Objective:
Output every line of the material exactly, omitting images.

Given information:

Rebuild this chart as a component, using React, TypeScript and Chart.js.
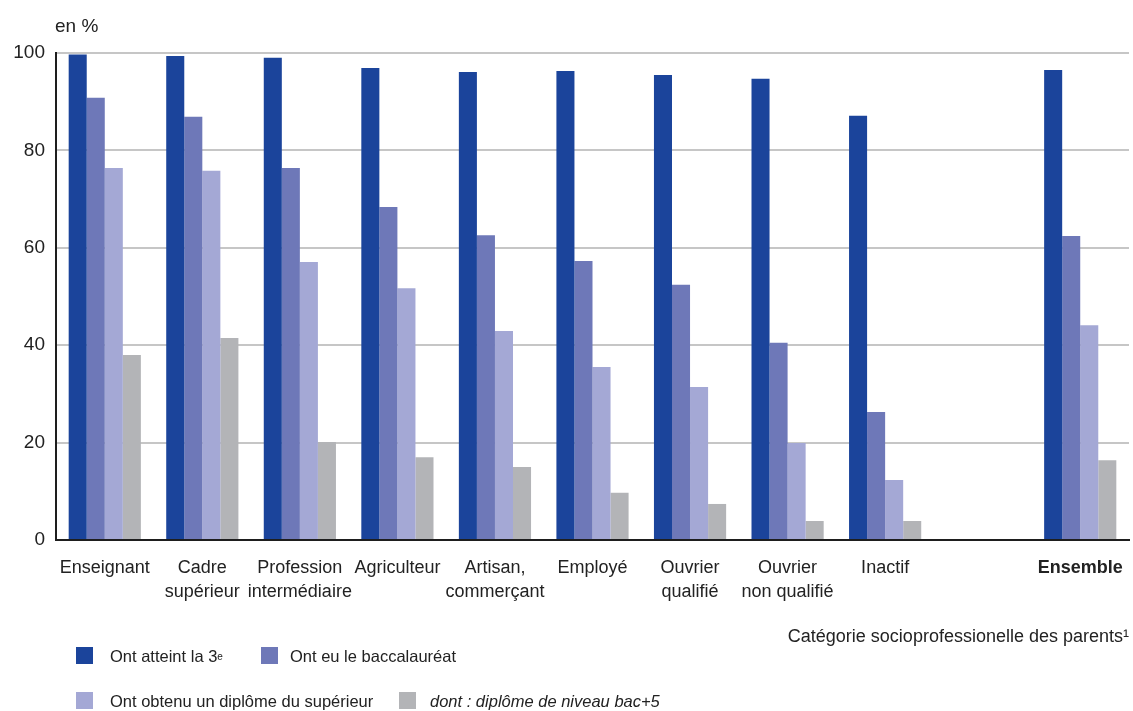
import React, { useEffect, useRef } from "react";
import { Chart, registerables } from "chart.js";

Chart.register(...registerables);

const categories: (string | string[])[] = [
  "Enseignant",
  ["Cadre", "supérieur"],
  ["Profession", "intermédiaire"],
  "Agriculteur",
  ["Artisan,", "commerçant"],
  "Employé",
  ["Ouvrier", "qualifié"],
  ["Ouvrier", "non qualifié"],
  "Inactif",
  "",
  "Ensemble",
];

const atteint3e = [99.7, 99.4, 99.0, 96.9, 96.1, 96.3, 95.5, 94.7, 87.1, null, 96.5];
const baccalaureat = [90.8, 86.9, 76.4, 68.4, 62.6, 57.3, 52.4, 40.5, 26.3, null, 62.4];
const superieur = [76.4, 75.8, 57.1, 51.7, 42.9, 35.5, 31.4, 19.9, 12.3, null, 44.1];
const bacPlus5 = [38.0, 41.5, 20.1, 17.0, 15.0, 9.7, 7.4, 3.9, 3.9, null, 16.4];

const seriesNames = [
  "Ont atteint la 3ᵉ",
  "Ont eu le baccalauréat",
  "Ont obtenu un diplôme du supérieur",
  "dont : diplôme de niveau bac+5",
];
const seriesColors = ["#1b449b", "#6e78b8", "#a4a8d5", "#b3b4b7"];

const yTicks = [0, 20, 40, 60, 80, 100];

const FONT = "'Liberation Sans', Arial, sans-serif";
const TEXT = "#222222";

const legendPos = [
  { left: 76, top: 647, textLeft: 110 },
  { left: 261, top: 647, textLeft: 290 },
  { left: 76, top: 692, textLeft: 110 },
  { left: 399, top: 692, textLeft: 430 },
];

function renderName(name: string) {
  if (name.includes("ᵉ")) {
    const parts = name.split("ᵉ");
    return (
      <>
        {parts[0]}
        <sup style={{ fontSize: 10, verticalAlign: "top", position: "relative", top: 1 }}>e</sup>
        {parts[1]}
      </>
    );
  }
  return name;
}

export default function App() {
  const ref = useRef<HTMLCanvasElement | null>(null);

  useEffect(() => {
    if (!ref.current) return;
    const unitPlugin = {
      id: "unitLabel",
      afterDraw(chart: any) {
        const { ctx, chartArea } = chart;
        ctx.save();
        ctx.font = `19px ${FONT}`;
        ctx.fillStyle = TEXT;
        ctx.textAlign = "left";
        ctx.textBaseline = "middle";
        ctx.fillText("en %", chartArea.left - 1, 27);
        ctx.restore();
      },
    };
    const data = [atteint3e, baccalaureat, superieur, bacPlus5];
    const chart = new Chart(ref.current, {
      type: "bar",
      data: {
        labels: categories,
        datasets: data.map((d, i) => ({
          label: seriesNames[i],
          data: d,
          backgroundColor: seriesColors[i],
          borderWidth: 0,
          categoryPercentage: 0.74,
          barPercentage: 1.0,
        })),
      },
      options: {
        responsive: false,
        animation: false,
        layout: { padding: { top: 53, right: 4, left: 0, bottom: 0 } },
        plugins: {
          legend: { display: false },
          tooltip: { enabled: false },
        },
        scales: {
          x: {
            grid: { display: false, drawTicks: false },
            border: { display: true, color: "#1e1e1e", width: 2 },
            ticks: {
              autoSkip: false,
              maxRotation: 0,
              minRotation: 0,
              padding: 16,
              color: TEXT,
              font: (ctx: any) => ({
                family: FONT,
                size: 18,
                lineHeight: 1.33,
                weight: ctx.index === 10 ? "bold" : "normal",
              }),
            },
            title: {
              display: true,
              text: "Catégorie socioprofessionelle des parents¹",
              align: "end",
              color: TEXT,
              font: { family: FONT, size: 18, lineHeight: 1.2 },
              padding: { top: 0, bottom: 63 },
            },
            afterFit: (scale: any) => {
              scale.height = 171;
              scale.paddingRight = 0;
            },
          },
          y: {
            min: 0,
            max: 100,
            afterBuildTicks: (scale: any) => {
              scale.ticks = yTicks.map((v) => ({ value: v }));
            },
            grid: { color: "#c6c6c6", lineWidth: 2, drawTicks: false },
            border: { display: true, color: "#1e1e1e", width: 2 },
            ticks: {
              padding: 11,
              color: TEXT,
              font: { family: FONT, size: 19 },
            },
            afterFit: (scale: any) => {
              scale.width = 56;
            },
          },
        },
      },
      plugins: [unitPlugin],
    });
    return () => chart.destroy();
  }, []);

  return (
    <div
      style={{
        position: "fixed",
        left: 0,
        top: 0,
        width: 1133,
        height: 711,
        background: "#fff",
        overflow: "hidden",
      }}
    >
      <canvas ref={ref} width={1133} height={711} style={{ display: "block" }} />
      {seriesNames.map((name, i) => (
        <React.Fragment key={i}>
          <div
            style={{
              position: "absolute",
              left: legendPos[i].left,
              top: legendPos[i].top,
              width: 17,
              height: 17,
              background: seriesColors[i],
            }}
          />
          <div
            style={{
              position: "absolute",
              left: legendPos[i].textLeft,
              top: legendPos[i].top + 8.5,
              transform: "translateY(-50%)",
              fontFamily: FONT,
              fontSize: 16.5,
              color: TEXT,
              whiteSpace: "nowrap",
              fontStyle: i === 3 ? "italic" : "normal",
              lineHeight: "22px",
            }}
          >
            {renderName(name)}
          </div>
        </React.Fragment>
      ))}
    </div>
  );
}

Exercise answer:
Rebuild this chart as a component, using React, TypeScript and Chart.js.
import React, { useEffect, useRef } from "react";
import { Chart, registerables } from "chart.js";

Chart.register(...registerables);

const categories: (string | string[])[] = [
  "Enseignant",
  ["Cadre", "supérieur"],
  ["Profession", "intermédiaire"],
  "Agriculteur",
  ["Artisan,", "commerçant"],
  "Employé",
  ["Ouvrier", "qualifié"],
  ["Ouvrier", "non qualifié"],
  "Inactif",
  "",
  "Ensemble",
];

const atteint3e = [99.7, 99.4, 99.0, 96.9, 96.1, 96.3, 95.5, 94.7, 87.1, null, 96.5];
const baccalaureat = [90.8, 86.9, 76.4, 68.4, 62.6, 57.3, 52.4, 40.5, 26.3, null, 62.4];
const superieur = [76.4, 75.8, 57.1, 51.7, 42.9, 35.5, 31.4, 19.9, 12.3, null, 44.1];
const bacPlus5 = [38.0, 41.5, 20.1, 17.0, 15.0, 9.7, 7.4, 3.9, 3.9, null, 16.4];

const seriesNames = [
  "Ont atteint la 3ᵉ",
  "Ont eu le baccalauréat",
  "Ont obtenu un diplôme du supérieur",
  "dont : diplôme de niveau bac+5",
];
const seriesColors = ["#1b449b", "#6e78b8", "#a4a8d5", "#b3b4b7"];

const yTicks = [0, 20, 40, 60, 80, 100];

const FONT = "'Liberation Sans', Arial, sans-serif";
const TEXT = "#222222";

const legendPos = [
  { left: 76, top: 647, textLeft: 110 },
  { left: 261, top: 647, textLeft: 290 },
  { left: 76, top: 692, textLeft: 110 },
  { left: 399, top: 692, textLeft: 430 },
];

function renderName(name: string) {
  if (name.includes("ᵉ")) {
    const parts = name.split("ᵉ");
    return (
      <>
        {parts[0]}
        <sup style={{ fontSize: 10, verticalAlign: "top", position: "relative", top: 1 }}>e</sup>
        {parts[1]}
      </>
    );
  }
  return name;
}

export default function App() {
  const ref = useRef<HTMLCanvasElement | null>(null);

  useEffect(() => {
    if (!ref.current) return;
    const unitPlugin = {
      id: "unitLabel",
      afterDraw(chart: any) {
        const { ctx, chartArea } = chart;
        ctx.save();
        ctx.font = `19px ${FONT}`;
        ctx.fillStyle = TEXT;
        ctx.textAlign = "left";
        ctx.textBaseline = "middle";
        ctx.fillText("en %", chartArea.left - 1, 27);
        ctx.restore();
      },
    };
    const data = [atteint3e, baccalaureat, superieur, bacPlus5];
    const chart = new Chart(ref.current, {
      type: "bar",
      data: {
        labels: categories,
        datasets: data.map((d, i) => ({
          label: seriesNames[i],
          data: d,
          backgroundColor: seriesColors[i],
          borderWidth: 0,
          categoryPercentage: 0.74,
          barPercentage: 1.0,
        })),
      },
      options: {
        responsive: false,
        animation: false,
        layout: { padding: { top: 53, right: 4, left: 0, bottom: 0 } },
        plugins: {
          legend: { display: false },
          tooltip: { enabled: false },
        },
        scales: {
          x: {
            grid: { display: false, drawTicks: false },
            border: { display: true, color: "#1e1e1e", width: 2 },
            ticks: {
              autoSkip: false,
              maxRotation: 0,
              minRotation: 0,
              padding: 16,
              color: TEXT,
              font: (ctx: any) => ({
                family: FONT,
                size: 18,
                lineHeight: 1.33,
                weight: ctx.index === 10 ? "bold" : "normal",
              }),
            },
            title: {
              display: true,
              text: "Catégorie socioprofessionelle des parents¹",
              align: "end",
              color: TEXT,
              font: { family: FONT, size: 18, lineHeight: 1.2 },
              padding: { top: 0, bottom: 63 },
            },
            afterFit: (scale: any) => {
              scale.height = 171;
              scale.paddingRight = 0;
            },
          },
          y: {
            min: 0,
            max: 100,
            afterBuildTicks: (scale: any) => {
              scale.ticks = yTicks.map((v) => ({ value: v }));
            },
            grid: { color: "#c6c6c6", lineWidth: 2, drawTicks: false },
            border: { display: true, color: "#1e1e1e", width: 2 },
            ticks: {
              padding: 11,
              color: TEXT,
              font: { family: FONT, size: 19 },
            },
            afterFit: (scale: any) => {
              scale.width = 56;
            },
          },
        },
      },
      plugins: [unitPlugin],
    });
    return () => chart.destroy();
  }, []);

  return (
    <div
      style={{
        position: "fixed",
        left: 0,
        top: 0,
        width: 1133,
        height: 711,
        background: "#fff",
        overflow: "hidden",
      }}
    >
      <canvas ref={ref} width={1133} height={711} style={{ display: "block" }} />
      {seriesNames.map((name, i) => (
        <React.Fragment key={i}>
          <div
            style={{
              position: "absolute",
              left: legendPos[i].left,
              top: legendPos[i].top,
              width: 17,
              height: 17,
              background: seriesColors[i],
            }}
          />
          <div
            style={{
              position: "absolute",
              left: legendPos[i].textLeft,
              top: legendPos[i].top + 8.5,
              transform: "translateY(-50%)",
              fontFamily: FONT,
              fontSize: 16.5,
              color: TEXT,
              whiteSpace: "nowrap",
              fontStyle: i === 3 ? "italic" : "normal",
              lineHeight: "22px",
            }}
          >
            {renderName(name)}
          </div>
        </React.Fragment>
      ))}
    </div>
  );
}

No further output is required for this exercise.